The Perpetual Circle

By , Sandy, UT
The schoolyard seems to spin around you in a dizzying swirl of green and blue before you hit the pavement, hard. Shakily, you stand to see the gang darting off. That had not gone as planned. You wince as you feel the sting on your face where they punched you. Now you run home to see what might’ve changed, what would be different when you reach the scene of the nightmare.

“Please be there, please be there,” you murmur as you fling open the screen door, speed up the creaking stairs and burst into the second room on the left, the nursery-like one with the lacy pink curtains framing the broken and splintered window.

A piercing scream shatters the unnatural silence of the house. It was your own. You see your little sister, her soft caramel colored hair all askew over her pale face, lying on the floor. “Don’t let her be dead, please, I’ll do anything,” you pray, “Don’t put us through this all over again!” That’s when you see the blood seeping through her shirt onto her favorite jacket and you fumble for your cell phone in vain, knowing it’s too late.

The ambulance’s flashing lights brighten everything around you every other second as you stare out the back window on your way out of the maze of your neighborhood.
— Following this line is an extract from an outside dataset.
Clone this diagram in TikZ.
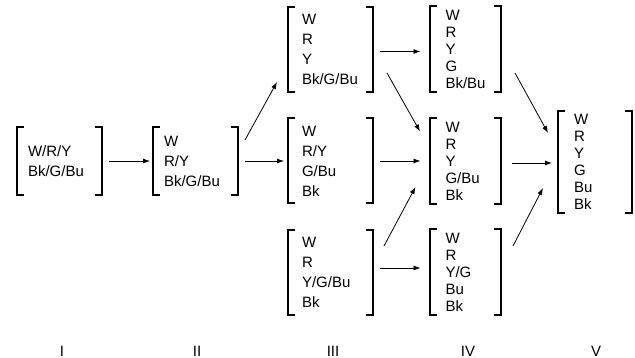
\documentclass[tikz,border=0pt]{standalone}
\usepackage{fontspec}
\setmainfont{Liberation Sans}
\usetikzlibrary{arrows.meta}

\begin{document}
\begin{tikzpicture}[
		x=1pt, y=-1pt,
		box/.style={rectangle, draw=none, outer sep=0pt, minimum width=85pt, minimum height=85pt, inner xsep=14pt, text width=57pt, align=left, font=\fontsize{15}{20}\selectfont},
		widebox/.style={box, minimum height=68pt, inner xsep=11pt, text width=63pt},
		narrowbox/.style={box, minimum width=71pt, minimum height=86pt, inner xsep=16pt, text width=39pt, font=\fontsize{15}{17}\selectfont},
		lastbox/.style={narrowbox, minimum width=74pt, minimum height=102pt, text width=42pt},
		bracket/.style={line width=2pt},
		arr/.style={-{Latex[length=7pt,width=5pt]}, line width=0.8pt},
		stage/.style={font=\fontsize{15}{17}\selectfont}
		]
		
		% Fix the page size
		\useasboundingbox (0,0) rectangle (635,358);
		
		% Stage I and II
		\node[widebox] (i) at (59.5,161) {W/R/Y\\Bk/G/Bu};
		\node[widebox] (ii) at (195.5,161) {W\\R/Y\\Bk/G/Bu};
		
		% Stage III
		\node[box] (iii-top) at (330.5,49.5) {W\\R\\Y\\Bk/G/Bu};
		\node[box] (iii-mid) at (330.5,161) {W\\R/Y\\G/Bu\\Bk};
		\node[box] (iii-bot) at (330.5,272.5) {W\\R\\Y/G/Bu\\Bk};
		
		% Stage IV
		\node[narrowbox] (iv-top) at (465,49.5) {W\\R\\Y\\G\\Bk/Bu};
		\node[narrowbox] (iv-mid) at (465,161) {W\\R\\Y\\G/Bu\\Bk};
		\node[narrowbox] (iv-bot) at (465,272.5) {W\\R\\Y/G\\Bu\\Bk};
		
		% Stage V
		\node[lastbox] (v) at (595,162) {W\\R\\Y\\G\\Bu\\Bk};
		
		% Brackets
		\foreach \n in {i,ii,iii-top,iii-mid,iii-bot,iv-top,iv-mid,iv-bot,v} {
			\draw[bracket] ([xshift=7pt]\n.north west) -| (\n.south west) -- ++(7,0);
			\draw[bracket] ([xshift=-7pt]\n.north east) -| (\n.south east) -- ++(-7,0);
		}
		
		% Arrows
		\draw[arr] ([xshift=7pt]i.east) -- ([xshift=-3pt]ii.west);
		\draw[arr] ([shift={(7,-21)}]ii.east) -- ([shift={(-11,-10)}]iii-top.south west);
		\draw[arr] ([xshift=7pt]ii.east) -- ([xshift=-4pt]iii-mid.west);
		\draw[arr] ([shift={(7,2)}]iii-top.east) -- ([shift={(-9,2)}]iv-top.west);
		\draw[arr] ([shift={(14,-19)}]iii-top.south east) -- ([shift={(-9.5,13.5)}]iv-mid.north west);
		\draw[arr] ([xshift=7pt]iii-mid.east) -- ([xshift=-9pt]iv-mid.west);
		\draw[arr] ([shift={(11,16)}]iii-bot.north east) -- ([shift={(-14,-17)}]iv-mid.south west);
		\draw[arr] ([shift={(7,-4.5)}]iii-bot.east) -- ([shift={(-9,-4.5)}]iv-bot.west);
		\draw[arr] ([shift={(14.5,-19.5)}]iv-top.south east) -- ([shift={(-10,22)}]v.north west);
		\draw[arr] ([shift={(11.5,2)}]iv-mid.east) -- ([shift={(-6,1)}]v.west);
		\draw[arr] ([shift={(12.5,16.5)}]iv-bot.north east) -- ([shift={(-15,-25)}]v.south west);
		
		% Stage labels
		\node[stage] (i-label) at (62,351) {I};
		\node[stage] (ii-label) at (197,351) {II};
		\node[stage] (iii-label) at (333,351) {III};
		\node[stage] (iv-label) at (468,351) {IV};
		\node[stage] (v-label) at (596,351) {V};
	\end{tikzpicture}
\end{document}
Your neighborhood is not your home. The streets are the enemy; if a child took one step out onto the front porch of a house in your neighborhood, they would be instantly hurried back inside by their loving and caring mother. If they had a loving and caring mother.
The ambulance’s whining and howling call your neighbors, a dangerous mix of criminals and families with small children, from their old, beat up houses. They stand huddled on their porches, wondering who is hurt now. The drive out of your neighborhood seems to last for an eternity, and forever you see those sad, knowing eyes piercing into you.
You are stopped at the hospital. It’s the same old thing, all over. Again you see your sobbing mother being held back by the nurses as they wheel your sister away, your older brother staggering into the lobby, angry and drunk. Your father was never there for you or your family. Most of all, you are slowly crushed by the mountain of cold, dark guilt, pressing down on you. Guilt’s painfully familiar voice inside your head whispers accusingly, “This is your entire fault!” Everything boils down to the empty grief.
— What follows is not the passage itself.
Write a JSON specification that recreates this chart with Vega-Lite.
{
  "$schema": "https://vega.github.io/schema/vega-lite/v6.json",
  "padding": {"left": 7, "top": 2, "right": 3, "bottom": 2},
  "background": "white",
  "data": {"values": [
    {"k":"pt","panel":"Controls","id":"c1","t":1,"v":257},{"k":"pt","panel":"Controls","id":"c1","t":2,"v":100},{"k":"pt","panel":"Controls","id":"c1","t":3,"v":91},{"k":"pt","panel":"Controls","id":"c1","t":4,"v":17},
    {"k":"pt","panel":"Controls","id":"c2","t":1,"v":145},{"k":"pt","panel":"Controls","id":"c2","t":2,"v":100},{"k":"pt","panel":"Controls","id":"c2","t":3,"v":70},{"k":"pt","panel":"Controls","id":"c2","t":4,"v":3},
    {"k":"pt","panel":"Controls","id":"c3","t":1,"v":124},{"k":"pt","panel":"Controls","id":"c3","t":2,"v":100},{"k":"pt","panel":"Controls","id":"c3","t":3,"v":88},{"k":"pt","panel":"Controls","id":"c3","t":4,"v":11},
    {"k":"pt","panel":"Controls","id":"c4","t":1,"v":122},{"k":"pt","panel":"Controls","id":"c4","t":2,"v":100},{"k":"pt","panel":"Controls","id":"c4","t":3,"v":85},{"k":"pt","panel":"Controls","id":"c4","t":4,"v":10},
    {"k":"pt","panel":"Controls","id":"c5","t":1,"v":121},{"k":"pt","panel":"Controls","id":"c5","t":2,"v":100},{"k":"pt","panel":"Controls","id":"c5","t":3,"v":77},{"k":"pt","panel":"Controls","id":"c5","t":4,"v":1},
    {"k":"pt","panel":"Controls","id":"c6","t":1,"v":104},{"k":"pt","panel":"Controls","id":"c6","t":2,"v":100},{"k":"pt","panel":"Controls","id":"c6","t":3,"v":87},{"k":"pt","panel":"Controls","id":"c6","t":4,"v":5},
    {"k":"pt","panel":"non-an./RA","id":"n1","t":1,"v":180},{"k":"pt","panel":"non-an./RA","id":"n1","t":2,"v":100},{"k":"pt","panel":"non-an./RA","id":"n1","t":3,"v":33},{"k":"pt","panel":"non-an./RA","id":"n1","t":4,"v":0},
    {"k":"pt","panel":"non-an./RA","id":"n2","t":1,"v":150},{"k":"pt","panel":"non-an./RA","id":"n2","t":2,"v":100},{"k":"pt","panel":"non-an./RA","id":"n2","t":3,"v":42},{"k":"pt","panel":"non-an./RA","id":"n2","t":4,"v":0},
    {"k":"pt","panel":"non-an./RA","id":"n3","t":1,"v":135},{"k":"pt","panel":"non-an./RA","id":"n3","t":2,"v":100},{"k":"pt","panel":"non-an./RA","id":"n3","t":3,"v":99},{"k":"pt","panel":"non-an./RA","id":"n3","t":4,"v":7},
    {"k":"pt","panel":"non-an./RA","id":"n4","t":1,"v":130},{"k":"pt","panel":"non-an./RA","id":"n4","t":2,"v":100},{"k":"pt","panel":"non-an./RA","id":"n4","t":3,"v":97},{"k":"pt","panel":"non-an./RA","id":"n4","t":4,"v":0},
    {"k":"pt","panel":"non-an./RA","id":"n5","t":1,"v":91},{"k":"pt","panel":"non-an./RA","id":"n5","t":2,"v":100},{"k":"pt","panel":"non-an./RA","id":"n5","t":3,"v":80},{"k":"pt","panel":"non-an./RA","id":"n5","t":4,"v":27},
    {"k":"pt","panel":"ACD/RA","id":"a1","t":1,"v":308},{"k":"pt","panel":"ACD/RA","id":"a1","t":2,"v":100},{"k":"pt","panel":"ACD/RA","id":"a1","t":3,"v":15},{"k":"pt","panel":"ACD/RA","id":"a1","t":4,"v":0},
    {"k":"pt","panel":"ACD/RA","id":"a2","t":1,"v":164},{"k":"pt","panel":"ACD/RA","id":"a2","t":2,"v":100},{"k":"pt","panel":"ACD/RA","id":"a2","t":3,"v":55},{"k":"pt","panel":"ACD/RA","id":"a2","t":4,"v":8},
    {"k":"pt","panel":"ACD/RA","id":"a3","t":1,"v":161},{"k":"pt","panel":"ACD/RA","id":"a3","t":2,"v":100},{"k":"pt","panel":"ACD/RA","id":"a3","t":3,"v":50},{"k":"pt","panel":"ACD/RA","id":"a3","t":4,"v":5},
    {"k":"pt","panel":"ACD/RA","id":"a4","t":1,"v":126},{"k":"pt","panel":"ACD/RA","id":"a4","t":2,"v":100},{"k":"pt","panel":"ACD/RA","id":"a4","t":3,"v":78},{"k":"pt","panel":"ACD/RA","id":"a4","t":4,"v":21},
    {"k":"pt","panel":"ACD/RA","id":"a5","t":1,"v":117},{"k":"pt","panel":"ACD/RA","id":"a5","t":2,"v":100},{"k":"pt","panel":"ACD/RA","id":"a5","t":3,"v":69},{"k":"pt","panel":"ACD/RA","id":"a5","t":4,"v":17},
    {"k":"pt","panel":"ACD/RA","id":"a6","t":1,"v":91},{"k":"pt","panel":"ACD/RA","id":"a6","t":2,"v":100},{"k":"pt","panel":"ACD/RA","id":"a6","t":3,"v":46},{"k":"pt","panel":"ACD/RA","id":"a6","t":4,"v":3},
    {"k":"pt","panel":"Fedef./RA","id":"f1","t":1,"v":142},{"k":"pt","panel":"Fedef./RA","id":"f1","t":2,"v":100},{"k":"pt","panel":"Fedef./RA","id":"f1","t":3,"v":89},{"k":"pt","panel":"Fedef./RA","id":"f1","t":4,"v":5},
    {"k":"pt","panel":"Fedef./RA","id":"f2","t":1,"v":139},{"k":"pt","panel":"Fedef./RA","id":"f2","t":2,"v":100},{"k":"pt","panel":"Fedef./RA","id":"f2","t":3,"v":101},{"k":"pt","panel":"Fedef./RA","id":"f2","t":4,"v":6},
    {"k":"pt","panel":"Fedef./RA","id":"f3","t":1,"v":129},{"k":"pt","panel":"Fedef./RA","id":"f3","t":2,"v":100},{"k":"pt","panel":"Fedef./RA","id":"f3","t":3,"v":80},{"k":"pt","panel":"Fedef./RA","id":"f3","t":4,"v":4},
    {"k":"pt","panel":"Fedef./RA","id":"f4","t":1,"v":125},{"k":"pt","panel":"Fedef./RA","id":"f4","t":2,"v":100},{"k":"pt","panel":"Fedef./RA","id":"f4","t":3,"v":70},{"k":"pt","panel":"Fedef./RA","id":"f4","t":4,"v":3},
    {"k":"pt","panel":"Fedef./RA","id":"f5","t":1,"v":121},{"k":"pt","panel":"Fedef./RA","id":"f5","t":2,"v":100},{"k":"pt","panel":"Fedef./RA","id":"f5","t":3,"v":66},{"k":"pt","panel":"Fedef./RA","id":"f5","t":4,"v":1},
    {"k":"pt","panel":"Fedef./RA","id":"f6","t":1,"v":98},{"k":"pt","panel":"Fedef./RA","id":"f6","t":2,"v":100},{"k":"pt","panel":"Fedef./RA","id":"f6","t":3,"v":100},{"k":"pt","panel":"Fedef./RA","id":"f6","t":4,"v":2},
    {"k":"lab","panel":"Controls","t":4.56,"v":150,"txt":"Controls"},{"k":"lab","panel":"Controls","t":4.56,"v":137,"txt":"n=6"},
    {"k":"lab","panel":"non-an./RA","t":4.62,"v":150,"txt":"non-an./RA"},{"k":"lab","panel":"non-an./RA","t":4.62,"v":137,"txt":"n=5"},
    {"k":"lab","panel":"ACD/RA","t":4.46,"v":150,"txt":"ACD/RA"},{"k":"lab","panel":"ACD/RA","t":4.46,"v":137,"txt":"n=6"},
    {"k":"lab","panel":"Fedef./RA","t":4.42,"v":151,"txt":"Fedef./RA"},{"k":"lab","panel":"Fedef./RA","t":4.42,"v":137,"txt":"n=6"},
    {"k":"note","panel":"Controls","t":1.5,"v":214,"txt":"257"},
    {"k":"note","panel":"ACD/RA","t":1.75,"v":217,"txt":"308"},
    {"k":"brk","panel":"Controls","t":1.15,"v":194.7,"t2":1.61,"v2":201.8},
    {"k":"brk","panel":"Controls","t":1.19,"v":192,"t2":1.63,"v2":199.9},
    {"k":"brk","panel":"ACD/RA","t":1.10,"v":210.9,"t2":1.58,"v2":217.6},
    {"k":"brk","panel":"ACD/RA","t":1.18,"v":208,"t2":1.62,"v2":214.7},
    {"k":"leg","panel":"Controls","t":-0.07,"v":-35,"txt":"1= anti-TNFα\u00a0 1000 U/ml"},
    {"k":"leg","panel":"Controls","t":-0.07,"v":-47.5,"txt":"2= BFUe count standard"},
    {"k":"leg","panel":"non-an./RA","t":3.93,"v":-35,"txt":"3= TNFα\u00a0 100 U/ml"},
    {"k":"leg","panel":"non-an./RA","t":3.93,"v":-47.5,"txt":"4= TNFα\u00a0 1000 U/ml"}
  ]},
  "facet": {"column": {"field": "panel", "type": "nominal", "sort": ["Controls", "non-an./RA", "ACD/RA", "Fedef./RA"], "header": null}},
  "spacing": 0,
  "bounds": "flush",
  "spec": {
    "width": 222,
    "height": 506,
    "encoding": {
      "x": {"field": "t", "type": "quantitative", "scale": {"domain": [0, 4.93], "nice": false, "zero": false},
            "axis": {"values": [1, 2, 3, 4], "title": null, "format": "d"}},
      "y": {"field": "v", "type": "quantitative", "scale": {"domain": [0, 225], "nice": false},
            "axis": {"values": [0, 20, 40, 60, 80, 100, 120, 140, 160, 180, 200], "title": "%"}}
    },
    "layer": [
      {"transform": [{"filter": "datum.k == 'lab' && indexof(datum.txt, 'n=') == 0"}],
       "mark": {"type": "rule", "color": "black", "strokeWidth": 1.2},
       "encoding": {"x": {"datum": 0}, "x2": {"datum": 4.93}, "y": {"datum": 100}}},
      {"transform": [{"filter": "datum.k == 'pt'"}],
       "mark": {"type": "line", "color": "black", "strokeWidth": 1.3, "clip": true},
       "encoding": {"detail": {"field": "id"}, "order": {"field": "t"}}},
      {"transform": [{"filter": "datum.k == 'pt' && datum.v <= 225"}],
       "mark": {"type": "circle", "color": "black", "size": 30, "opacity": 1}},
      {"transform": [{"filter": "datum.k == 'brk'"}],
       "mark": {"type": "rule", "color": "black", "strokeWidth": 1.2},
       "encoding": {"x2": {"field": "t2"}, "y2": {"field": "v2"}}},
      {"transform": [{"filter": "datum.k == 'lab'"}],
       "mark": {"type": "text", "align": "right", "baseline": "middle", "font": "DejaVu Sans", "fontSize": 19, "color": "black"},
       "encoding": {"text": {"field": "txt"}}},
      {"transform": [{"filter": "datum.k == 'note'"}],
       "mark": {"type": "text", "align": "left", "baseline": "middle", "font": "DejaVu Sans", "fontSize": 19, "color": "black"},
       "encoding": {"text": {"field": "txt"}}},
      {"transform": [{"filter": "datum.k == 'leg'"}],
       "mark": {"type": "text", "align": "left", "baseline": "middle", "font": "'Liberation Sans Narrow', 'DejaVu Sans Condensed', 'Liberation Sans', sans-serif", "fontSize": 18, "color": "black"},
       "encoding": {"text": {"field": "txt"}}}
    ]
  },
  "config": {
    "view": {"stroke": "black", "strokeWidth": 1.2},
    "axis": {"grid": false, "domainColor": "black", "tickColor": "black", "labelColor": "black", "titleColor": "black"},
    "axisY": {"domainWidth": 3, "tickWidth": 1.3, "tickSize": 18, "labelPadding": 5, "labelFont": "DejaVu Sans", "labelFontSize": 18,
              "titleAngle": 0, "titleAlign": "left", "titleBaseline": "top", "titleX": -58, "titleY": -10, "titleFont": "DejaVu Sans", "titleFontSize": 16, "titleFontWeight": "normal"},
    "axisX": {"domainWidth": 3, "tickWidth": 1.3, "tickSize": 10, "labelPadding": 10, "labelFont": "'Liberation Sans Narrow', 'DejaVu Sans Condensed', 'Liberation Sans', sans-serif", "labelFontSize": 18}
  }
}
You think about how you had tried to change it. In your darkest hour you were given another chance, to go back in time a day before the crime and prevent it from happening. You went to your sister’s elementary school playground and met up with the other members of the gang, explaining you didn’t have the money for the drugs yet, but that you could find some, if only they would give you a chance. You thought if you didn’t run away and try to hide this time, they wouldn’t punish you by taking away someone that you love. You were wrong.

You think about the disaster your life is right now. Why did you make all the wrong friends? How did you let yourself get hooked on drugs? Why did your father abandon you and your family to be lost on the wrong side of the tracks, never to return when you most needed him? You decide right then and there you will go back and stop it, for real this time. . .
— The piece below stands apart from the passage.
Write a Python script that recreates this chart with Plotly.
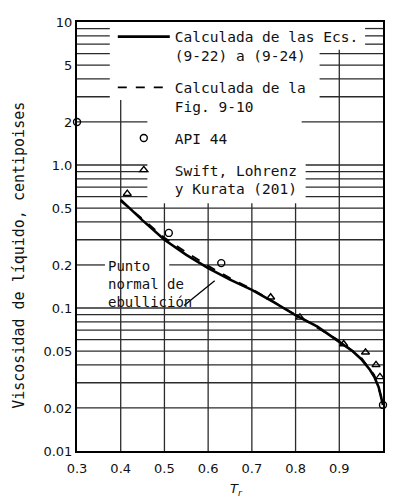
import plotly.graph_objects as go
import numpy as np

# ---------------- data ----------------
tr_solid = [0.40, 0.45, 0.50, 0.55, 0.60, 0.65, 0.70, 0.75, 0.80, 0.85, 0.90, 0.93, 0.95, 0.97, 0.98, 0.99, 1.00]
mu_solid = [0.57, 0.41, 0.30, 0.235, 0.19, 0.158, 0.134, 0.11, 0.089, 0.074, 0.058, 0.050, 0.044, 0.037, 0.033, 0.028, 0.021]

tr_dash = [0.40, 0.45, 0.50, 0.55, 0.60, 0.65, 0.70, 0.80, 0.90, 0.95, 0.98, 1.00]
mu_dash = [0.56, 0.42, 0.31, 0.245, 0.197, 0.162, 0.136, 0.090, 0.059, 0.045, 0.034, 0.022]

tr_api = [0.30, 0.51, 0.63, 1.00]
mu_api = [2.0, 0.335, 0.206, 0.021]

tr_swift = [0.415, 0.743, 0.81, 0.91, 0.96, 0.984, 0.993]
mu_swift = [0.63, 0.119, 0.086, 0.056, 0.049, 0.040, 0.033]

x_ticks = [0.3, 0.4, 0.5, 0.6, 0.7, 0.8, 0.9, 1.0]
x_ticktext = ["0.3", "0.4", "0.5", "0.6", "0.7", "0.8", "0.9", "1.0"]
y_ticks = [0.01, 0.02, 0.05, 0.1, 0.2, 0.5, 1.0, 2, 5, 10]
y_ticktext = ["0.01", "0.02", "0.05", "0.1", "0.2", "0.5", "1.0", "2", "5", "10"]

legend_names = ["Calculada de las Ecs.<br>(9-22) a (9-24)",
                "Calculada de la<br>Fig. 9-10",
                "API 44",
                "Swift, Lohrenz<br>y Kurata (201)"]

FONT = "DejaVu Sans"
LFONT = "DejaVu Sans Mono"
GRID = "#2b2b2b"

fig = go.Figure()
fig.add_trace(go.Scatter(x=tr_solid, y=mu_solid, mode="lines", name=legend_names[0],
                         line=dict(color="black", width=2.6), legendgroup="a"))
fig.add_trace(go.Scatter(x=tr_dash, y=mu_dash, mode="lines", name=legend_names[1],
                         line=dict(color="black", width=1.8, dash="dash"), legendgroup="b"))
fig.add_trace(go.Scatter(x=tr_api, y=mu_api, mode="markers", name=legend_names[2],
                         marker=dict(symbol="circle-open", size=7, color="black", line=dict(width=1.4)),
                         cliponaxis=False, legendgroup="c"))
fig.add_trace(go.Scatter(x=tr_swift, y=mu_swift, mode="markers", name=legend_names[3],
                         marker=dict(symbol="triangle-up-open", size=7, color="black", line=dict(width=1.4)),
                         cliponaxis=False, legendgroup="d"))

# ---------------- grid (drawn as segments, legend area left blank) ----------------
shapes = []
def hseg(v, x0, x1):
    shapes.append(dict(type="line", xref="x", yref="y", x0=x0, x1=x1, y0=v, y1=v,
                       line=dict(color=GRID, width=1.3), layer="below"))
def vseg(v, y0, y1):
    shapes.append(dict(type="line", xref="x", yref="y", x0=v, x1=v, y0=y0, y1=y1,
                       line=dict(color=GRID, width=1.3), layer="below"))

for dec in [0.01, 0.1, 1.0]:
    for m in range(2, 11):
        v = round(m * dec, 4)
        if v >= 10:
            continue
        if v in (9.0, 8.0, 7.0):
            hseg(v, 0.3, 0.375); hseg(v, 0.959, 1.0)
        elif v in (6.0, 5.0, 4.0, 3.0):
            hseg(v, 0.3, 0.375); hseg(v, 0.855, 1.0)
        elif v == 2.0:
            hseg(v, 0.3, 0.461); hseg(v, 0.814, 1.0)
        elif v in (1.0, 0.9, 0.8, 0.7, 0.6):
            hseg(v, 0.3, 0.461); hseg(v, 0.823, 1.0)
        elif v == 0.2:
            hseg(v, 0.3, 0.364); hseg(v, 0.511, 1.0)
        else:
            hseg(v, 0.3, 1.0)

vseg(0.4, 0.01, 2.85)
for v in [0.5, 0.6, 0.7, 0.8]:
    vseg(v, 0.01, 0.54)
vseg(0.9, 0.01, 6.4)

# pointer for boiling point label
shapes.append(dict(type="line", xref="x", yref="y", x0=0.545, y0=0.104, x1=0.615, y1=0.155,
                   line=dict(color="black", width=1.3)))

annotations = [
    dict(text="Punto<br>normal de<br>ebullición", xref="x", yref="y", x=0.366, y=np.log10(0.2),
         xanchor="left", yanchor="top", yshift=9, showarrow=False, align="left",
         font=dict(family=LFONT, size=14, color="#111")),
    dict(text="Viscosidad de líquido, centipoises", xref="paper", yref="paper", x=0, y=0.455,
         xshift=-58, textangle=-90, showarrow=False, xanchor="center", yanchor="middle",
         font=dict(family=LFONT, size=15, color="#111")),
    dict(text="<i>T<sub>r</sub></i>", xref="paper", yref="paper", x=0.52, y=0, yshift=-38,
         showarrow=False, xanchor="center", yanchor="middle",
         font=dict(family=FONT, size=13, color="#111")),
]

fig.update_layout(
    width=393, height=501,
    margin=dict(l=77, r=8, t=22, b=50),
    paper_bgcolor="white", plot_bgcolor="white",
    shapes=shapes, annotations=annotations,
    font=dict(family=FONT, size=13, color="#111"),
    legend=dict(x=0.117, y=1.003, xanchor="left", yanchor="top", bgcolor="rgba(0,0,0,0)",
                font=dict(family=LFONT, size=14.5, color="#111"), valign="top",
                tracegroupgap=10, traceorder="grouped", itemwidth=52),
    showlegend=True,
)
fig.update_xaxes(range=[0.3, 1.0], tickvals=x_ticks, ticktext=x_ticktext, showgrid=False,
                 zeroline=False, showline=True, linecolor="black", linewidth=2, mirror=True,
                 ticks="outside", ticklen=4, tickcolor="white", tickfont=dict(size=13, family=FONT))
fig.update_yaxes(type="log", range=[-2, 1], tickvals=y_ticks, ticktext=y_ticktext, showgrid=False,
                 zeroline=False, showline=True, linecolor="black", linewidth=2, mirror=True,
                 ticks="", tickfont=dict(size=13, family=FONT))

fig.write_html("out.html")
The schoolyard seems to spin around you in a dizzying swirl of green and blue before you hit the pavement, hard. Shakily, you stand to see the gang darting off. That had not gone as planned. You wince as you feel the sting on your face where they punched you. Now you run home to see what might’ve changed, what would be different when you reach the scene of the nightmare.
__________________

You don’t realize that this has been your life for years now. You aren’t who you used to be anymore. Over and over again you relive that day. Your world is a tireless circle, and every time you watch your sister die and your mother cry, you try desperately to fix things, go back in time and change it. You plunge deeper and deeper into the trap, and no one else can see it. No one can help you out. You are cursed, forced to live your life running around a single-day long track, and only you can decide when you want to live the rest of your life. Only you can decide when your race is over. But will you ever allow it to be over?
___________________

I watch you carefully as you snap out of your trance and stare at me in disbelief. I pick up my freshly sharpened pencil and ask the typical question: “How do you feel?” I put the pencil to the clean white paper and wait for you to speak. “Dizzy,” you answer, “Dizzy.”

As the clock on the wall ticks away and the minutes go by, even I, your psychiatrist, don’t understand that inside your head, those words triggered the memory of the schoolyard, spinning around you in a dizzying swirl of green and blue. . .

You suddenly run to the open window. “Whoa—what are you doing?! Don’t!” I scream, but you don’t seem to hear it. I leap up and bound across the room, but I am too late. Without looking back, you jump, and plummet down, down to the street from the fifteenth story window.

You hit the pavement, hard. And for a moment, your entire world goes black, before you see your little sister. She smiles, the light reappears, and you are finally at peace.